DATASET EXTRACT -
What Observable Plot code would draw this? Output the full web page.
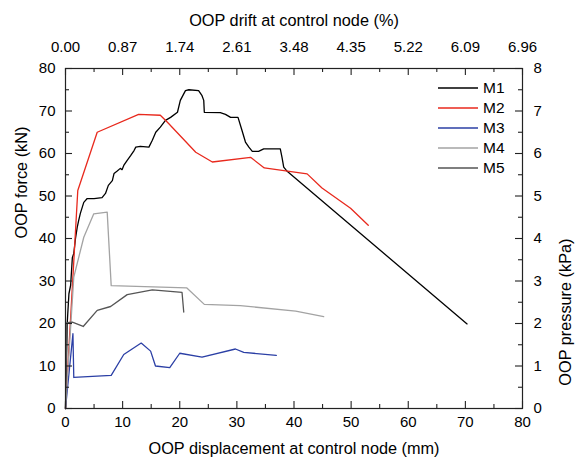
<!DOCTYPE html>
<html>
<head>
<meta charset="utf-8">
<script src="https://cdn.jsdelivr.net/npm/d3@7"></script>
<script src="https://cdn.jsdelivr.net/npm/@observablehq/plot@0.6"></script>
<style>
  html, body { margin: 0; padding: 0; background: #fff; }
  #wrap { position: relative; width: 575px; height: 464px; font-family: "Liberation Sans", Arial, sans-serif; }
  #legend { position: absolute; left: 438px; top: 78px; font-size: 15.5px; color: #000; }
  .row { display: flex; align-items: center; height: 20px; }
  .row svg { margin-right: 5px; }
</style>
</head>
<body>
<div id="wrap"><div id="legend"></div></div>
<script>
// ---- Data ----
const seriesNames = ["M1", "M2", "M3", "M4", "M5"];
const seriesColors = ["#000000", "#e8291d", "#2b3fa5", "#a3a3a3", "#555555"];

const m1Disp  = [0, 0.3, 0.4, 0.6, 0.9, 1.2, 1.45, 1.75, 2.05, 2.3, 2.6, 3.2, 3.8, 5.0, 6.4, 7.0, 7.5, 8.2, 8.5, 9.0, 9.6, 9.9, 10.2, 10.8, 11.4, 12.0, 12.3, 13.1, 14.6, 15.2, 15.8, 16.6, 17.5, 18.4, 19.6, 20.1, 21.0, 21.6, 23.3, 23.9, 24.2, 24.3, 27.1, 28.0, 28.9, 30.2, 30.9, 31.5, 32.1, 32.7, 33.8, 34.7, 37.6, 37.9, 38.2, 38.8, 70.3];
const m1Force = [0, 20, 22.4, 27, 29, 35.5, 36.5, 40, 42.6, 44.2, 45.9, 48.5, 49.4, 49.4, 49.6, 50.6, 52.5, 53.6, 55.3, 55.8, 56.5, 56.2, 57.2, 58.4, 59.5, 60.7, 61.5, 61.7, 61.5, 63.1, 65.0, 66.2, 67.8, 68.5, 69.7, 72.5, 74.8, 75.0, 74.8, 73.6, 72.5, 69.7, 69.6, 69.2, 68.5, 68.5, 65.4, 62.7, 61.5, 60.5, 60.5, 61.1, 61.1, 59.1, 56.8, 55.8, 19.9];

const m2Disp  = [0, 2.15, 5.55, 12.8, 16.6, 17.8, 22.8, 25.7, 32.4, 34.8, 42.3, 44.9, 49.9, 53.0];
const m2Force = [0, 51.3, 65.0, 69.2, 69.0, 67.4, 60.3, 58.0, 59.1, 56.6, 55.2, 51.9, 47.1, 43.1];

const m3Disp  = [0, 1.3, 1.45, 8.0, 10.2, 13.25, 14.9, 15.75, 18.25, 20.0, 23.9, 29.75, 31.2, 36.9];
const m3Force = [0, 17.6, 7.3, 7.8, 12.7, 15.4, 13.5, 10.0, 9.6, 13.0, 12.1, 14.0, 13.2, 12.5];

const m4Disp  = [0, 1.45, 3.2, 4.95, 7.3, 8.0, 21.2, 24.3, 30.6, 40.3, 45.2];
const m4Force = [0, 30.9, 40.3, 45.8, 46.2, 28.9, 28.4, 24.5, 24.2, 22.9, 21.6];

const m5Disp  = [0, 0.25, 1.2, 3.1, 5.55, 7.9, 10.8, 15.2, 20.4, 20.7];
const m5Force = [0, 20.2, 20.3, 19.3, 23.1, 24.0, 26.8, 27.9, 27.3, 22.7];

// ---- Axes / tick labels ----
const xMajor = [0, 10, 20, 30, 40, 50, 60, 70, 80];
const xMinor = [5, 15, 25, 35, 45, 55, 65, 75];
const yMajor = [0, 10, 20, 30, 40, 50, 60, 70, 80];
const yMinor = [5, 15, 25, 35, 45, 55, 65, 75];
const bottomLabels = ["0", "10", "20", "30", "40", "50", "60", "70", "80"];
const topLabels = ["0.00", "0.87", "1.74", "2.61", "3.48", "4.35", "5.22", "6.09", "6.96"];
const leftLabels = ["0", "10", "20", "30", "40", "50", "60", "70", "80"];
const rightLabels = ["0", "1", "2", "3", "4", "5", "6", "7", "8"];
const xTitle = "OOP displacement at control node (mm)";
const topTitle = "OOP drift at control node (%)";
const yTitle = "OOP force (kN)";
const rightTitle = "OOP pressure (kPa)";

// ---- Build table ----
const seriesX = [m1Disp, m2Disp, m3Disp, m4Disp, m5Disp];
const seriesY = [m1Force, m2Force, m3Force, m4Force, m5Force];
const rows = [];
seriesNames.forEach((name, s) => {
  seriesX[s].forEach((x, i) => rows.push({series: name, x, y: seriesY[s][i]}));
});

const W = 575, H = 464, mL = 65, mR = 53, mT = 68, mB = 56;
const innerW = W - mL - mR, innerH = H - mT - mB;
const majorLen = 7, minorLen = 4;
const axisColor = "#222";
const tickFont = 15, titleFont = 16.3;

const fmt = (ticks, labels) => d => labels[ticks.indexOf(d)];

const chart = Plot.plot({
  width: W, height: H,
  marginLeft: mL, marginRight: mR, marginTop: mT, marginBottom: mB,
  style: {fontFamily: '"Liberation Sans", Arial, sans-serif', fontSize: "15px", color: "#000", background: "transparent", overflow: "visible"},
  x: {domain: [0, 80]},
  y: {domain: [0, 80]},
  color: {domain: seriesNames, range: seriesColors},
  marks: [
    // lines
    Plot.line(rows, {x: "x", y: "y", z: "series", stroke: "series", strokeWidth: 1.3, strokeLinejoin: "round"}),
    // frame
    Plot.frame({stroke: axisColor, strokeWidth: 1.2}),
    // inward ticks (bottom/top/left/right)
    Plot.tickX(xMajor, {x: d => d, insetTop: innerH - majorLen, stroke: axisColor, strokeWidth: 1.1}),
    Plot.tickX(xMinor, {x: d => d, insetTop: innerH - minorLen, stroke: axisColor, strokeWidth: 1.1}),
    Plot.tickX(xMajor, {x: d => d, insetBottom: innerH - majorLen, stroke: axisColor, strokeWidth: 1.1}),
    Plot.tickX(xMinor, {x: d => d, insetBottom: innerH - minorLen, stroke: axisColor, strokeWidth: 1.1}),
    Plot.tickY(yMajor, {y: d => d, insetRight: innerW - majorLen, stroke: axisColor, strokeWidth: 1.1}),
    Plot.tickY(yMinor, {y: d => d, insetRight: innerW - minorLen, stroke: axisColor, strokeWidth: 1.1}),
    Plot.tickY(yMajor, {y: d => d, insetLeft: innerW - majorLen, stroke: axisColor, strokeWidth: 1.1}),
    Plot.tickY(yMinor, {y: d => d, insetLeft: innerW - minorLen, stroke: axisColor, strokeWidth: 1.1}),
    // tick labels
    Plot.axisX(xMajor, {anchor: "bottom", tickSize: 0, tickPadding: 8, tickFormat: fmt(xMajor, bottomLabels), label: null, fontSize: tickFont}),
    Plot.axisX(xMajor, {anchor: "top", tickSize: 0, tickPadding: 17, tickFormat: fmt(xMajor, topLabels), label: null, fontSize: tickFont}),
    Plot.axisY(yMajor, {anchor: "left", tickSize: 0, tickPadding: 10, tickFormat: fmt(yMajor, leftLabels), label: null, fontSize: tickFont}),
    Plot.axisY(yMajor, {anchor: "right", tickSize: 0, tickPadding: 11, tickFormat: fmt(yMajor, rightLabels), label: null, fontSize: tickFont}),
    // axis titles
    Plot.text([xTitle], {text: d => d, frameAnchor: "bottom", dy: 45, fontSize: titleFont}),
    Plot.text([topTitle], {text: d => d, frameAnchor: "top", dy: -54, fontSize: titleFont}),
    Plot.text([yTitle], {text: d => d, frameAnchor: "left", dx: -44, rotate: -90, fontSize: titleFont}),
    Plot.text([rightTitle], {text: d => d, frameAnchor: "right", dx: 43, rotate: -90, fontSize: titleFont})
  ]
});
const wrap = document.getElementById("wrap");
wrap.insertBefore(chart, wrap.firstChild);

// legend
const legend = document.getElementById("legend");
seriesNames.forEach((name, i) => {
  const row = document.createElement("div");
  row.className = "row";
  row.innerHTML = `<svg width="40" height="4"><line x1="0" x2="40" y1="2" y2="2" stroke="${seriesColors[i]}" stroke-width="1.3"/></svg><span>${name}</span>`;
  legend.appendChild(row);
});
</script>
</body>
</html>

GIVEN PROBLEM -
Repeat the lines above, starting at the first and stopping after the line that holds "56.8, 55.8, 19.9];", with the pictures left out.

TASK RESPONSE -
What Observable Plot code would draw this? Output the full web page.
<!DOCTYPE html>
<html>
<head>
<meta charset="utf-8">
<script src="https://cdn.jsdelivr.net/npm/d3@7"></script>
<script src="https://cdn.jsdelivr.net/npm/@observablehq/plot@0.6"></script>
<style>
  html, body { margin: 0; padding: 0; background: #fff; }
  #wrap { position: relative; width: 575px; height: 464px; font-family: "Liberation Sans", Arial, sans-serif; }
  #legend { position: absolute; left: 438px; top: 78px; font-size: 15.5px; color: #000; }
  .row { display: flex; align-items: center; height: 20px; }
  .row svg { margin-right: 5px; }
</style>
</head>
<body>
<div id="wrap"><div id="legend"></div></div>
<script>
// ---- Data ----
const seriesNames = ["M1", "M2", "M3", "M4", "M5"];
const seriesColors = ["#000000", "#e8291d", "#2b3fa5", "#a3a3a3", "#555555"];

const m1Disp  = [0, 0.3, 0.4, 0.6, 0.9, 1.2, 1.45, 1.75, 2.05, 2.3, 2.6, 3.2, 3.8, 5.0, 6.4, 7.0, 7.5, 8.2, 8.5, 9.0, 9.6, 9.9, 10.2, 10.8, 11.4, 12.0, 12.3, 13.1, 14.6, 15.2, 15.8, 16.6, 17.5, 18.4, 19.6, 20.1, 21.0, 21.6, 23.3, 23.9, 24.2, 24.3, 27.1, 28.0, 28.9, 30.2, 30.9, 31.5, 32.1, 32.7, 33.8, 34.7, 37.6, 37.9, 38.2, 38.8, 70.3];
const m1Force = [0, 20, 22.4, 27, 29, 35.5, 36.5, 40, 42.6, 44.2, 45.9, 48.5, 49.4, 49.4, 49.6, 50.6, 52.5, 53.6, 55.3, 55.8, 56.5, 56.2, 57.2, 58.4, 59.5, 60.7, 61.5, 61.7, 61.5, 63.1, 65.0, 66.2, 67.8, 68.5, 69.7, 72.5, 74.8, 75.0, 74.8, 73.6, 72.5, 69.7, 69.6, 69.2, 68.5, 68.5, 65.4, 62.7, 61.5, 60.5, 60.5, 61.1, 61.1, 59.1, 56.8, 55.8, 19.9];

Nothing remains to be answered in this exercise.